[Written task]
Below are some records. Retype exactly the lines from the one containing "Emit a component" through the one containing "import * as", both included, skipping every picture.

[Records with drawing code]

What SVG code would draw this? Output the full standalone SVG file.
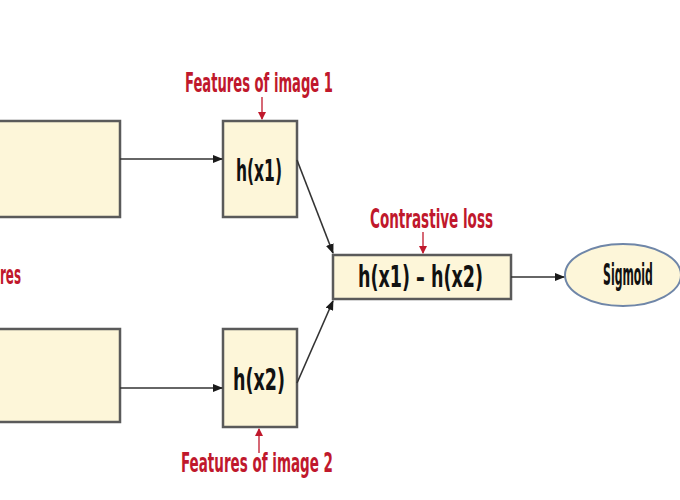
<svg xmlns="http://www.w3.org/2000/svg" width="680" height="500" viewBox="0 0 680 500">
<defs>
<marker id="ah" markerWidth="10" markerHeight="8" refX="9" refY="4" orient="auto" markerUnits="userSpaceOnUse">
<path d="M0,0 L10,4 L0,8 Z" fill="#1a1a1a"/>
</marker>
<marker id="rh" markerWidth="8" markerHeight="8" refX="7" refY="4" orient="auto" markerUnits="userSpaceOnUse">
<path d="M0,0 L8,4 L0,8 Z" fill="#c0182c"/>
</marker>
</defs>
<style>
.box{fill:#fdf6d9;stroke:#5a5a5a;stroke-width:2.5}
.lbl{font-family:"DejaVu Sans Condensed","Liberation Sans Narrow","DejaVu Sans",sans-serif;font-weight:bold;fill:#111;font-size:31px}
.red{font-family:"DejaVu Sans Condensed","Liberation Sans Narrow","DejaVu Sans",sans-serif;font-weight:bold;fill:#c0182c;font-size:27px}
.con{stroke:#333;stroke-width:1.6;fill:none;marker-end:url(#ah)}
.rcon{stroke:#c0182c;stroke-width:1.3;fill:none;marker-end:url(#rh)}
</style>
<rect width="680" height="500" fill="#fff"/>
<g id="input1"><rect class="box" x="-10" y="121" width="130" height="96"/></g>
<g id="input2"><rect class="box" x="-10" y="329" width="130" height="93"/></g>
<g id="hx1"><rect class="box" x="223" y="121" width="74" height="96"/>
<text class="lbl" x="236" y="181" textLength="46" lengthAdjust="spacingAndGlyphs">h(x1)</text></g>
<g id="hx2"><rect class="box" x="223" y="329" width="74" height="98"/>
<text class="lbl" x="233" y="390" textLength="52" lengthAdjust="spacingAndGlyphs">h(x2)</text></g>
<g id="diff"><rect class="box" x="333" y="255" width="178" height="44"/>
<text class="lbl" x="358" y="287" textLength="125" lengthAdjust="spacingAndGlyphs">h(x1) – h(x2)</text></g>
<g id="sigmoid"><ellipse cx="623" cy="275" rx="58" ry="31" fill="#fdf6d9" stroke="#6f86a8" stroke-width="2"/>
<text class="lbl" transform="translate(628,285) scale(0.6,1)" x="0" y="0" font-size="30" text-anchor="middle" textLength="83" lengthAdjust="spacingAndGlyphs">Sigmoid</text></g>
<g id="lbl1"><text class="red" x="185" y="92" textLength="148" lengthAdjust="spacingAndGlyphs">Features of image 1</text></g>
<g id="lbl2"><text class="red" x="181" y="472" textLength="152" lengthAdjust="spacingAndGlyphs">Features of image 2</text></g>
<g id="lbl3"><text class="red" x="370" y="228" textLength="123" lengthAdjust="spacingAndGlyphs">Contrastive loss</text></g>
<g id="lbl4"><text class="red" x="0" y="284" textLength="21" lengthAdjust="spacingAndGlyphs">res</text></g>
<g id="connectors">
<line class="con" x1="120" y1="159" x2="222" y2="159"/>
<line class="con" x1="120" y1="388" x2="222" y2="388"/>
<line class="con" x1="297" y1="160" x2="333" y2="253"/>
<line class="con" x1="297" y1="383" x2="333" y2="301"/>
<line class="con" x1="511" y1="277" x2="564" y2="277"/>
<line class="rcon" x1="262" y1="97" x2="262" y2="119"/>
<line class="rcon" x1="259" y1="453" x2="259" y2="429"/>
<line class="rcon" x1="423" y1="232" x2="423" y2="253"/>
</g>
</svg>
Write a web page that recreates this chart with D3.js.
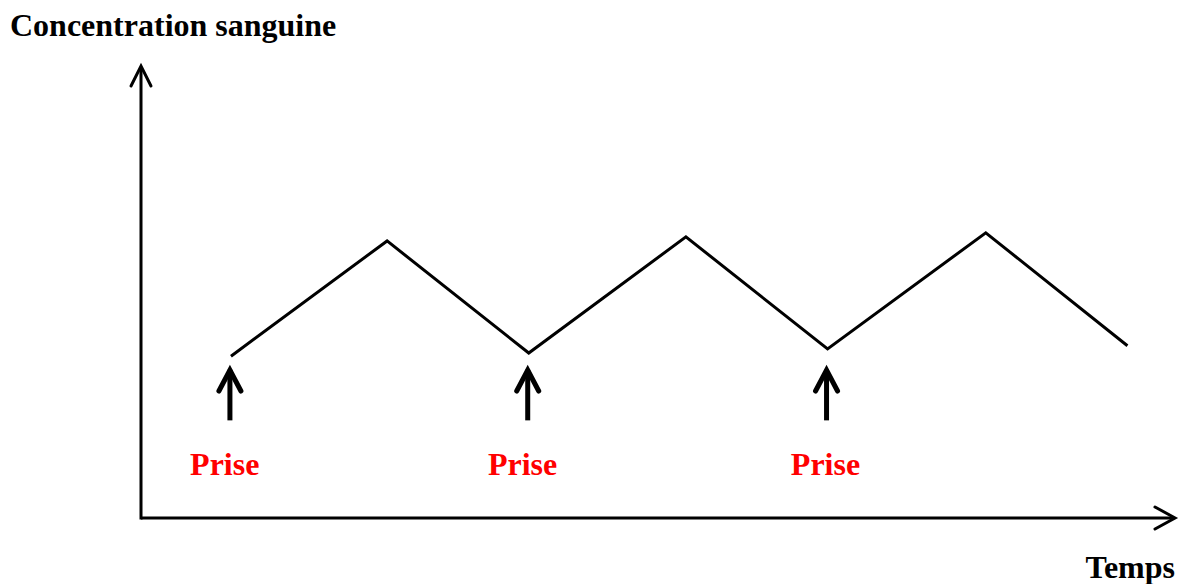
<!DOCTYPE html>
<html><head><meta charset="utf-8">
<script src="https://cdn.jsdelivr.net/npm/d3@7"></script>
<style>body{margin:0;background:#fff}svg{display:block}</style>
</head><body>
<svg id="c" width="1179" height="584"></svg>
<script>
const times = [0.87, 2.38, 3.75, 5.27, 6.64, 8.17, 9.54];
const concentrations = [3.58, 6.13, 3.65, 6.22, 3.74, 6.31, 3.81];
const doseTimes = [0.86, 3.74, 6.63];
const labelTimes = [0.81, 3.69, 6.62];
const doseLabels = ["Prise", "Prise", "Prise"];
const yTitle = "Concentration sanguine";
const xTitle = "Temps";

const font = "'Liberation Serif', 'Times New Roman', serif";
const svg = d3.select("#c");
const x = d3.scaleLinear().domain([0, 10]).range([141, 1175]);
const y = d3.scaleLinear().domain([0, 10]).range([518, 66]);

// axes
svg.append("line").attr("x1", x(0)).attr("x2", x(10) - 2).attr("y1", y(0)).attr("y2", y(0))
  .attr("stroke", "#000").attr("stroke-width", 3);
svg.append("line").attr("x1", x(0)).attr("x2", x(0)).attr("y1", y(0) + 1.5).attr("y2", y(10) + 2)
  .attr("stroke", "#000").attr("stroke-width", 3);
// arrowheads
svg.append("path").attr("d", `M${x(10)-20},${y(0)-11} L${x(10)},${y(0)} L${x(10)-20},${y(0)+11}`)
  .attr("fill", "none").attr("stroke", "#000").attr("stroke-width", 3).attr("stroke-linecap", "round");
svg.append("path").attr("d", `M${x(0)-10},${y(10)+20} L${x(0)},${y(10)} L${x(0)+10},${y(10)+20}`)
  .attr("fill", "none").attr("stroke", "#000").attr("stroke-width", 3).attr("stroke-linecap", "round");

// concentration line
const line = d3.line().x((d, i) => x(times[i])).y(d => y(d));
svg.append("path").datum(concentrations).attr("d", line)
  .attr("fill", "none").attr("stroke", "#000").attr("stroke-width", 3).attr("stroke-linejoin", "miter");

// dose arrows
const g = svg.selectAll("g.dose").data(doseTimes).join("g").attr("class", "dose");
g.append("line").attr("x1", d => x(d)).attr("x2", d => x(d)).attr("y1", y(2.16)).attr("y2", y(3.28))
  .attr("stroke", "#000").attr("stroke-width", 5);
g.append("path").attr("d", d => `M${x(d)-11},${y(3.34)+24} L${x(d)},${y(3.34)+3} L${x(d)+11},${y(3.34)+24}`)
  .attr("fill", "none").attr("stroke", "#000").attr("stroke-width", 5).attr("stroke-linecap", "round");
g.append("text").attr("x", (d, i) => x(labelTimes[i])).attr("y", 475).attr("text-anchor", "middle")
  .style("font-family", font).attr("font-weight", "bold")
  .attr("font-size", 32).attr("fill", "#ff0000").text((d, i) => doseLabels[i]);

// titles
svg.append("text").attr("x", 10).attr("y", 36).style("font-family", font)
  .attr("font-weight", "bold").attr("font-size", 32).attr("fill", "#000").text(yTitle);
svg.append("text").attr("x", 1175).attr("y", 578).attr("text-anchor", "end").style("font-family", font)
  .attr("font-weight", "bold").attr("font-size", 32).attr("fill", "#000").text(xTitle);
</script>
</body></html>
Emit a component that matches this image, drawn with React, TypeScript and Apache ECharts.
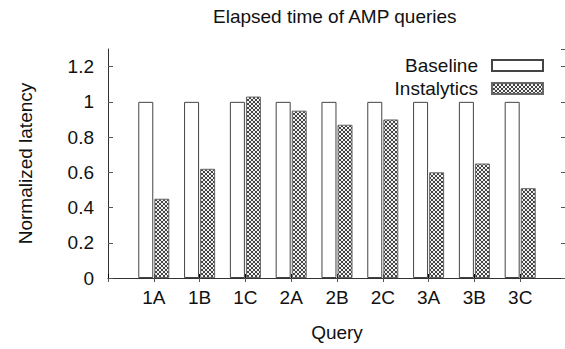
import React, { useEffect, useRef } from "react";
import * as echarts from "echarts";

const categories = ["1A", "1B", "1C", "2A", "2B", "2C", "3A", "3B", "3C"];
const baseline = [1, 1, 1, 1, 1, 1, 1, 1, 1];
const instalytics = [0.45, 0.62, 1.03, 0.95, 0.87, 0.9, 0.6, 0.65, 0.51];
const seriesNames = ["Baseline", "Instalytics"];
const titleText = "Elapsed time of AMP queries";
const xName = "Query";
const yName = "Normalized latency";

const FONT = "'Liberation Sans', Arial, Helvetica, sans-serif";
const FS = 19;

function makeHatch() {
  const s = 4;
  const c = document.createElement("canvas");
  c.width = s;
  c.height = s;
  const ctx = c.getContext("2d")!;
  ctx.fillStyle = "#f2f2f2";
  ctx.fillRect(0, 0, s, s);
  ctx.strokeStyle = "#444444";
  ctx.lineWidth = 1;
  ctx.beginPath();
  ctx.moveTo(0, 0);
  ctx.lineTo(s, s);
  ctx.moveTo(s, 0);
  ctx.lineTo(0, s);
  ctx.stroke();
  return c;
}

export default function App() {
  const ref = useRef<HTMLDivElement>(null);
  useEffect(() => {
    if (!ref.current) return;
    const chart = echarts.init(ref.current, null, { renderer: "svg" });
    const hatch = makeHatch();
    const xData = ["", ...categories, ""];
    const pad = (a: number[]) => ["-", ...a, "-"];
    const axisColor = "#333";
    const txt = { fontFamily: FONT, fontSize: FS, color: "#111" };
    chart.setOption({
      animation: false,
      backgroundColor: "#fff",
      title: {
        text: titleText,
        left: 208,
        top: 2,
        textStyle: { ...txt, fontWeight: "normal" },
      },
      legend: {
        data: seriesNames,
        orient: "vertical",
        align: "right",
        right: 21,
        top: 51,
        itemWidth: 51,
        itemHeight: 11,
        itemGap: 4,
        icon: "rect",
        textStyle: { ...txt, padding: [0, 9, 0, 0] },
      },
      grid: { left: 108, right: 4, top: 49, bottom: 71, containLabel: false },
      xAxis: [
        {
          type: "category",
          data: xData,
          boundaryGap: false,
          name: xName,
          nameLocation: "middle",
          nameGap: 45,
          nameTextStyle: txt,
          axisLine: { lineStyle: { color: "#888", width: 1 } },
          axisTick: { inside: true, length: 4, lineStyle: { color: "#000" } },
          axisLabel: { ...txt, margin: 10, interval: 0 },
          splitLine: { show: false },
        },
        {
          type: "category",
          data: xData,
          boundaryGap: false,
          position: "top",
          axisLine: { lineStyle: { color: axisColor, width: 1 } },
          axisTick: { inside: true, length: 4, lineStyle: { color: "#555" } },
          axisLabel: { show: false },
          splitLine: { show: false },
        },
      ],
      yAxis: [
        {
          type: "value",
          min: 0,
          max: 1.3,
          interval: 0.2,
          name: yName,
          nameLocation: "middle",
          nameGap: 73,
          nameTextStyle: txt,
          axisLine: { show: true, lineStyle: { color: axisColor, width: 1 } },
          axisTick: { show: true, inside: true, length: 5, lineStyle: { color: "#555" } },
          axisLabel: { ...txt, margin: 14, showMaxLabel: false },
          splitLine: { show: false },
        },
        {
          type: "value",
          min: 0,
          max: 1.3,
          interval: 0.2,
          position: "right",
          axisLine: { show: true, lineStyle: { color: axisColor, width: 1 } },
          axisTick: { show: true, inside: true, length: 5, lineStyle: { color: "#555" } },
          axisLabel: { show: false },
          splitLine: { show: false },
        },
      ],
      series: [
        {
          name: seriesNames[0],
          type: "bar",
          data: pad(baseline),
          barWidth: 15,
          barGap: "7%",
          itemStyle: { color: "#ffffff", borderColor: "#444", borderWidth: 1 },
        },
        {
          name: seriesNames[1],
          type: "bar",
          data: pad(instalytics),
          barWidth: 15,
          barGap: "7%",
          itemStyle: {
            color: { image: hatch, repeat: "repeat", imageWidth: 4, imageHeight: 4 },
            borderColor: "#666",
            borderWidth: 1,
          },
        },
      ],
    });
    return () => chart.dispose();
  }, []);
  return (
    <div
      ref={ref}
      style={{ position: "fixed", left: 0, top: 0, width: 570, height: 349 }}
    />
  );
}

[Exercise output]
Emit a component that matches this image, drawn with React, TypeScript and Apache ECharts.
import React, { useEffect, useRef } from "react";
import * as echarts from "echarts";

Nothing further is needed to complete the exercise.